**Short exercise**:
Repeat, exactly and in full, the lines of the listing below, but without any pictures.

## START Given data

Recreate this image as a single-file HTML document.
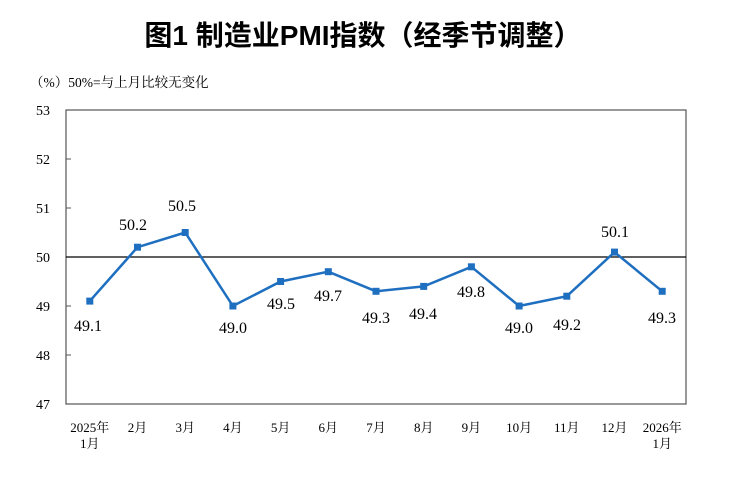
<!DOCTYPE html>
<html><head><meta charset="utf-8"><style>
body{margin:0;background:#fff}
svg text{font-family:"Liberation Serif","Noto Serif CJK SC",serif;fill:#000}
</style></head><body>
<svg width="740" height="482" viewBox="0 0 740 482" xmlns="http://www.w3.org/2000/svg">
<text x="363" y="45" text-anchor="middle" style="font-family:'Liberation Sans','Noto Sans CJK SC',sans-serif;font-weight:bold;font-size:28px">图1  制造业PMI指数（经季节调整）</text>
<text x="30" y="87" font-size="13.5">（%）50%=与上月比较无变化</text>
<rect x="66" y="110" width="620" height="294" fill="none" stroke="#555" stroke-width="1.2"/>
<line x1="66" y1="257" x2="686" y2="257" stroke="#000" stroke-width="1.2"/>
<g stroke="#555" stroke-width="1">
<line x1="66" y1="159" x2="71" y2="159"/><line x1="66" y1="208" x2="71" y2="208"/>
<line x1="66" y1="306" x2="71" y2="306"/><line x1="66" y1="355" x2="71" y2="355"/>
</g>
<g font-size="14" text-anchor="end">
<text x="50" y="115">53</text><text x="50" y="164">52</text><text x="50" y="213">51</text>
<text x="50" y="262">50</text><text x="50" y="311">49</text><text x="50" y="360">48</text><text x="50" y="409">47</text>
</g>
<polyline fill="none" stroke="#1f6fc0" stroke-width="2.5" points="89.8,301.1 137.5,247.2 185.2,232.5 232.9,306 280.6,281.5 328.3,271.7 376,291.3 423.7,286.4 471.4,266.8 519.1,306 566.8,296.2 614.5,252.1 662.2,291.3"/>
<g fill="#1f6fc0">
<rect x="86.3" y="297.6" width="7" height="7"/><rect x="134" y="243.7" width="7" height="7"/><rect x="181.7" y="229" width="7" height="7"/>
<rect x="229.4" y="302.5" width="7" height="7"/><rect x="277.1" y="278" width="7" height="7"/><rect x="324.8" y="268.2" width="7" height="7"/>
<rect x="372.5" y="287.8" width="7" height="7"/><rect x="420.2" y="282.9" width="7" height="7"/><rect x="467.9" y="263.3" width="7" height="7"/>
<rect x="515.6" y="302.5" width="7" height="7"/><rect x="563.3" y="292.7" width="7" height="7"/><rect x="611" y="248.6" width="7" height="7"/>
<rect x="658.7" y="287.8" width="7" height="7"/>
</g>
<g font-size="16" text-anchor="middle">
<text x="88" y="331">49.1</text><text x="133" y="230">50.2</text><text x="182" y="211">50.5</text>
<text x="233" y="333">49.0</text><text x="281" y="309">49.5</text><text x="328" y="301">49.7</text>
<text x="376" y="323">49.3</text><text x="423" y="319">49.4</text><text x="471" y="297">49.8</text>
<text x="519" y="333">49.0</text><text x="567" y="330">49.2</text><text x="615" y="237">50.1</text>
<text x="662" y="323">49.3</text>
</g>
<g font-size="13" text-anchor="middle">
<text x="89.8" y="432">2025年</text><text x="89.8" y="448">1月</text>
<text x="137.5" y="432">2月</text><text x="185.2" y="432">3月</text><text x="232.9" y="432">4月</text>
<text x="280.6" y="432">5月</text><text x="328.3" y="432">6月</text><text x="376" y="432">7月</text>
<text x="423.7" y="432">8月</text><text x="471.4" y="432">9月</text><text x="519.1" y="432">10月</text>
<text x="566.8" y="432">11月</text><text x="614.5" y="432">12月</text>
<text x="662.2" y="432">2026年</text><text x="662.2" y="448">1月</text>
</g>
</svg>
</body></html>
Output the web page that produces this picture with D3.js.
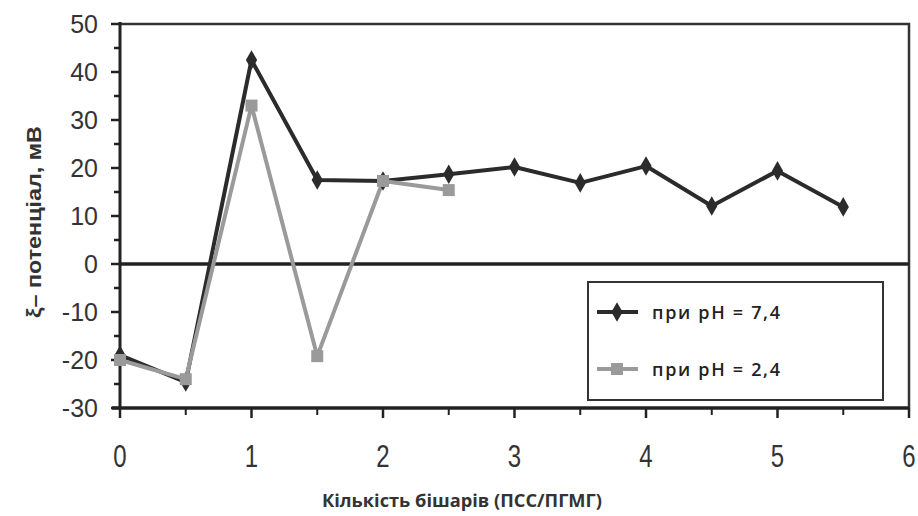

## END Given data

**Exercise output**:
Recreate this image as a single-file HTML document.
<!DOCTYPE html>
<html><head><meta charset="utf-8"><style>
body{margin:0;background:#fff}
svg text{font-family:"Liberation Serif","Noto Serif CJK SC",serif;fill:#000}
</style></head><body>
<svg width="740" height="482" viewBox="0 0 740 482" xmlns="http://www.w3.org/2000/svg">
<text x="363" y="45" text-anchor="middle" style="font-family:'Liberation Sans','Noto Sans CJK SC',sans-serif;font-weight:bold;font-size:28px">图1  制造业PMI指数（经季节调整）</text>
<text x="30" y="87" font-size="13.5">（%）50%=与上月比较无变化</text>
<rect x="66" y="110" width="620" height="294" fill="none" stroke="#555" stroke-width="1.2"/>
<line x1="66" y1="257" x2="686" y2="257" stroke="#000" stroke-width="1.2"/>
<g stroke="#555" stroke-width="1">
<line x1="66" y1="159" x2="71" y2="159"/><line x1="66" y1="208" x2="71" y2="208"/>
<line x1="66" y1="306" x2="71" y2="306"/><line x1="66" y1="355" x2="71" y2="355"/>
</g>
<g font-size="14" text-anchor="end">
<text x="50" y="115">53</text><text x="50" y="164">52</text><text x="50" y="213">51</text>
<text x="50" y="262">50</text><text x="50" y="311">49</text><text x="50" y="360">48</text><text x="50" y="409">47</text>
</g>
<polyline fill="none" stroke="#1f6fc0" stroke-width="2.5" points="89.8,301.1 137.5,247.2 185.2,232.5 232.9,306 280.6,281.5 328.3,271.7 376,291.3 423.7,286.4 471.4,266.8 519.1,306 566.8,296.2 614.5,252.1 662.2,291.3"/>
<g fill="#1f6fc0">
<rect x="86.3" y="297.6" width="7" height="7"/><rect x="134" y="243.7" width="7" height="7"/><rect x="181.7" y="229" width="7" height="7"/>
<rect x="229.4" y="302.5" width="7" height="7"/><rect x="277.1" y="278" width="7" height="7"/><rect x="324.8" y="268.2" width="7" height="7"/>
<rect x="372.5" y="287.8" width="7" height="7"/><rect x="420.2" y="282.9" width="7" height="7"/><rect x="467.9" y="263.3" width="7" height="7"/>
<rect x="515.6" y="302.5" width="7" height="7"/><rect x="563.3" y="292.7" width="7" height="7"/><rect x="611" y="248.6" width="7" height="7"/>
<rect x="658.7" y="287.8" width="7" height="7"/>
</g>
<g font-size="16" text-anchor="middle">
<text x="88" y="331">49.1</text><text x="133" y="230">50.2</text><text x="182" y="211">50.5</text>
<text x="233" y="333">49.0</text><text x="281" y="309">49.5</text><text x="328" y="301">49.7</text>
<text x="376" y="323">49.3</text><text x="423" y="319">49.4</text><text x="471" y="297">49.8</text>
<text x="519" y="333">49.0</text><text x="567" y="330">49.2</text><text x="615" y="237">50.1</text>
<text x="662" y="323">49.3</text>
</g>
<g font-size="13" text-anchor="middle">
<text x="89.8" y="432">2025年</text><text x="89.8" y="448">1月</text>
<text x="137.5" y="432">2月</text><text x="185.2" y="432">3月</text><text x="232.9" y="432">4月</text>
<text x="280.6" y="432">5月</text><text x="328.3" y="432">6月</text><text x="376" y="432">7月</text>
<text x="423.7" y="432">8月</text><text x="471.4" y="432">9月</text><text x="519.1" y="432">10月</text>
<text x="566.8" y="432">11月</text><text x="614.5" y="432">12月</text>
<text x="662.2" y="432">2026年</text><text x="662.2" y="448">1月</text>
</g>
</svg>
</body></html>
Output the web page that produces this picture with D3.js.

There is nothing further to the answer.